El viernes, en torno a la una de la madrugada, veo por el barrio tres o cuatro coches de policía, en fila. Unos metros más adelante diviso otros dos vehículos, patrullando por la zona. Ignoro de qué se trata, pero no me sorprendería que fueran asuntos de droga o de reyertas. Al día siguiente, por la tarde, hay una redada en un garito árabe en el que se puede tomar té y fumar una shisha. Dado que entro en ese momento en el portal, puedo observarlo desde la ventana del piso. Distingo un gran despliegue policial: un coche, un furgón, dos motos.
Algunos de los agentes entran en el local, y salen de vez en cuando. El resto de policías espera fuera, en la puerta, mientras conversan con los chavales que siempre merodean por allí, trapicheando. Les hacen preguntas, y supongo que ya están hartos de pedirles los documentos, y ellos de que se los pidan. Unos y otros se muestran muy tranquilos, lo cual indica que es probable que en el interior del garito no haya droga. Porque eso es lo que buscan. Al cabo de un rato uno de los policías sale y se dirige al furgón aparcado enfrente. Abre la puerta trasera y saca un perro, un pastor alemán bien atado con correas. Entra con el perro en el local. Nunca he visto actuar a estos animales mientras olfatean equipajes, salvo en televisión. Tampoco ahora lo veo porque, desde arriba, es imposible discernir el interior de la tetería. He visto perros adiestrados, en el metro, a los que hace poco comenzaron a hacer circular por los andenes, para evitar el vandalismo, las peleas y las pintadas. Aún así, sigue habiéndolas: supongo que por falta de canes o por falta de personal. Continúo observando la redada. De vez en cuando sale alguno de los agentes y se pone a conversar con los de fuera. A veces oigo lo que dicen, y, otras, no oigo nada en absoluto. Unos minutos después de haber entrado con el pastor alemán, aparece uno de los policías. Sujeta en la mano izquierda una de esas linternas kilométricas que suelen llevar y, en la derecha, un objeto sobre el que inmediatamente enfoca el haz de luz de la linterna. El objeto es un cuchillo, muy afilado, de mango negro. El tipo parece reprender a los árabes que están en el exterior, en la acera. Luego saca un mechero y aproxima la llama al mango. Quema un poco y luego huele la vaharada. Les dice que han encontrado el cuchillo en el váter, en los servicios. Es de esperar que lo requisen, y acaso que pongan alguna multa.

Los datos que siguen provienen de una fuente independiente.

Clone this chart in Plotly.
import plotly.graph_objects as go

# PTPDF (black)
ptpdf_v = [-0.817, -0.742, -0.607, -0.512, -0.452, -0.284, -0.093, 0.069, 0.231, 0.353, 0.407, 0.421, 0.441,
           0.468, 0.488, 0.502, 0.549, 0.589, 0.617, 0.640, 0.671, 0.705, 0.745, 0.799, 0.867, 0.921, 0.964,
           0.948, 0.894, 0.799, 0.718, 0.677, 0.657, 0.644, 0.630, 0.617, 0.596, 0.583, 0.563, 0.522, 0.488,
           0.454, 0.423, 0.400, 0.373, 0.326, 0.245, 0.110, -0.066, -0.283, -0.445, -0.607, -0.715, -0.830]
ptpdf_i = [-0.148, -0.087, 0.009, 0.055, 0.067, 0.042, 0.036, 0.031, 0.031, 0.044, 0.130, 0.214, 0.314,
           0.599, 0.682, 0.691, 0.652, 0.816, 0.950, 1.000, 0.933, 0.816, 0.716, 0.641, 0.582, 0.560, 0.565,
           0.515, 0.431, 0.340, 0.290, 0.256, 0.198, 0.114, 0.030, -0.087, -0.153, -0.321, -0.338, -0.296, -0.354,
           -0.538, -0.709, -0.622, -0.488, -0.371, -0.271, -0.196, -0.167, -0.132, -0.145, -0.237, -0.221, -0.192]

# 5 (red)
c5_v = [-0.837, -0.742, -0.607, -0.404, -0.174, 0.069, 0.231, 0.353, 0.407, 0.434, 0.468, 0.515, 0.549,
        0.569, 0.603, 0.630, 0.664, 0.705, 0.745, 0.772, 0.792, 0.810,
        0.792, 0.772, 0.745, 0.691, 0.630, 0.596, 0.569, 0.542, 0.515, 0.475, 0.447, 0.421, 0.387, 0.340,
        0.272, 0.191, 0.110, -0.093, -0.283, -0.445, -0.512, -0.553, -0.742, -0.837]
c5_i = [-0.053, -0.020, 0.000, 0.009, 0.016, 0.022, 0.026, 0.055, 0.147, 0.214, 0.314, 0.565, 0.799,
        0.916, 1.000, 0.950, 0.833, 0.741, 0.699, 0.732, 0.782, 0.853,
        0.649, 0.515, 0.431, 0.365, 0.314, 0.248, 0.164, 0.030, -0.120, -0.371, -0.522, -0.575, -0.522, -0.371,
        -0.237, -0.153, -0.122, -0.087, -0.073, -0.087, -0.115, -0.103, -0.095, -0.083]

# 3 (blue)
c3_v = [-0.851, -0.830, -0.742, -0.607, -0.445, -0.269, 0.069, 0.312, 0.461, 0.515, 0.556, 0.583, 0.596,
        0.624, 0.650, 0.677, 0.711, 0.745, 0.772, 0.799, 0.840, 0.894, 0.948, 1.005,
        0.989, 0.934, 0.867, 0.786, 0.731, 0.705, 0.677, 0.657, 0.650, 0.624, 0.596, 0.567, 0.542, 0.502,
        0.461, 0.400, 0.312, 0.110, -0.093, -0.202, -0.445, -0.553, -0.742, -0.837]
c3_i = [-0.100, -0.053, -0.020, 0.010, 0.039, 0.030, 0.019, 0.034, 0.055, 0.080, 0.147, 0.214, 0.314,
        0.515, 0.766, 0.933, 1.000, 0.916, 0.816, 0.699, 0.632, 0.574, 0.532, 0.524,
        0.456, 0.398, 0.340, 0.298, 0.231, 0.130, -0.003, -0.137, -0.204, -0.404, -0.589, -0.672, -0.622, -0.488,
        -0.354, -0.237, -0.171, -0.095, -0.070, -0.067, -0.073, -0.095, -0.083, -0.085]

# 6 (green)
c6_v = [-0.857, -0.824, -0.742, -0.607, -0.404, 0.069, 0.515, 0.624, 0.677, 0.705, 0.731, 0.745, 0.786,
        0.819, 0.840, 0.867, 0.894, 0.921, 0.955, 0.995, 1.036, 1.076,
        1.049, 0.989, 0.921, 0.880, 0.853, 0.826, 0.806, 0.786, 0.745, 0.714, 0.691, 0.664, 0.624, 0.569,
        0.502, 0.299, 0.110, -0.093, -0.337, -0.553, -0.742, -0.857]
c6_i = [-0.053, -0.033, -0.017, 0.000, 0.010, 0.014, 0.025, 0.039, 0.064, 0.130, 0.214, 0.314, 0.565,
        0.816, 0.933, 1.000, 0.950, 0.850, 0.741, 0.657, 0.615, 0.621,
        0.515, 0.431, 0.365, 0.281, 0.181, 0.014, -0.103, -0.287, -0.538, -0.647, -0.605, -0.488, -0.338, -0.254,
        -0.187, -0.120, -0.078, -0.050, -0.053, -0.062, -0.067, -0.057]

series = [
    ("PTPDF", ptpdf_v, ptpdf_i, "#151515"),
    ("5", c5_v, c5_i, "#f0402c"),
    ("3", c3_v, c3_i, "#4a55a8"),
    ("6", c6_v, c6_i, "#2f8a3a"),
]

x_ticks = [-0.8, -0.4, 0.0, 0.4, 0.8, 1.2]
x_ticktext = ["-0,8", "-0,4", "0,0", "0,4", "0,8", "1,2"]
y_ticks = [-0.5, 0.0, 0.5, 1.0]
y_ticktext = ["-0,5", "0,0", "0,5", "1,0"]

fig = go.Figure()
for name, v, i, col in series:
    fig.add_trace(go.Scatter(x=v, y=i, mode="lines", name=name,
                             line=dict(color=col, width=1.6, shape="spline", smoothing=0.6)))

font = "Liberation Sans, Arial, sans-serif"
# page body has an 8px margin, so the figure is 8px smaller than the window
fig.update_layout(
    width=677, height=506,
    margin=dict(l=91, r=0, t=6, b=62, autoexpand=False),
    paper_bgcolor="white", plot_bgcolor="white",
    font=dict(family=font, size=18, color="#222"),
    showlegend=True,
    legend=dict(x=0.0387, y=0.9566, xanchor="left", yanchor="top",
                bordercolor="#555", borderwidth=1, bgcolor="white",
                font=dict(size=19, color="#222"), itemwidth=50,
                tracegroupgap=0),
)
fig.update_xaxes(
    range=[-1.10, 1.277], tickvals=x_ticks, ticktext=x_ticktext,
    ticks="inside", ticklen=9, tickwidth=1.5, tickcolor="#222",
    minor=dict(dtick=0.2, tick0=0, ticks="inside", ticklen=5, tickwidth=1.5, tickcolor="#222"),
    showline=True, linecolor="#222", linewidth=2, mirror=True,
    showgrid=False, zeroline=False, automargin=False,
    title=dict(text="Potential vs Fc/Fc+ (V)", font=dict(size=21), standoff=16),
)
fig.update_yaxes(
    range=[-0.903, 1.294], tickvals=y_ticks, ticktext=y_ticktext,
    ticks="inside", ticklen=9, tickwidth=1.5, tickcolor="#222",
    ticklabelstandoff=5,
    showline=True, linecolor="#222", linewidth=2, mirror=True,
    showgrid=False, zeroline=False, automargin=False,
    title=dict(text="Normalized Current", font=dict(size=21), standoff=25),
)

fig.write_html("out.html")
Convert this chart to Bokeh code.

También devuelven el perro al furgón. Y siguen dentro. Los minutos pasan y, como a partir de cierto instante casi todos los agentes entran en el local, en la puerta no queda nadie. Empiezo a aburrirme, y no veo el desenlace; media hora más tarde vuelvo a asomarme y han desaparecido los furgones, las motos, los coches. Durante dos días examino la prensa, en busca de noticias. Pero nada. Aunque tampoco había visto en la redada muchos curiosos, y menos alguien con aspecto de reportero. No obstante, dudo que encontrasen material: quienes trapichean en la calle son demasiado astutos para que los cacen. Durante esos tejemanejes, como ya he contado aquí en alguna ocasión, dejan la droga debajo de los coches o de las furgonetas que más cerca estén del vendedor. Por eso veo a tantos tipos agachándose detrás de los vehículos y metiendo la mano bajo los mismos, durante un rato, como si estuviesen palpando. Dudo, por otra parte, que, al menos en ese garito que registraron, se den trapicheos: parece un lugar demasiado pequeño y con ventanas hacia la calle, y, además, suelen hacerse en la calle, en las esquinas, junto a la oscuridad de algunos portales.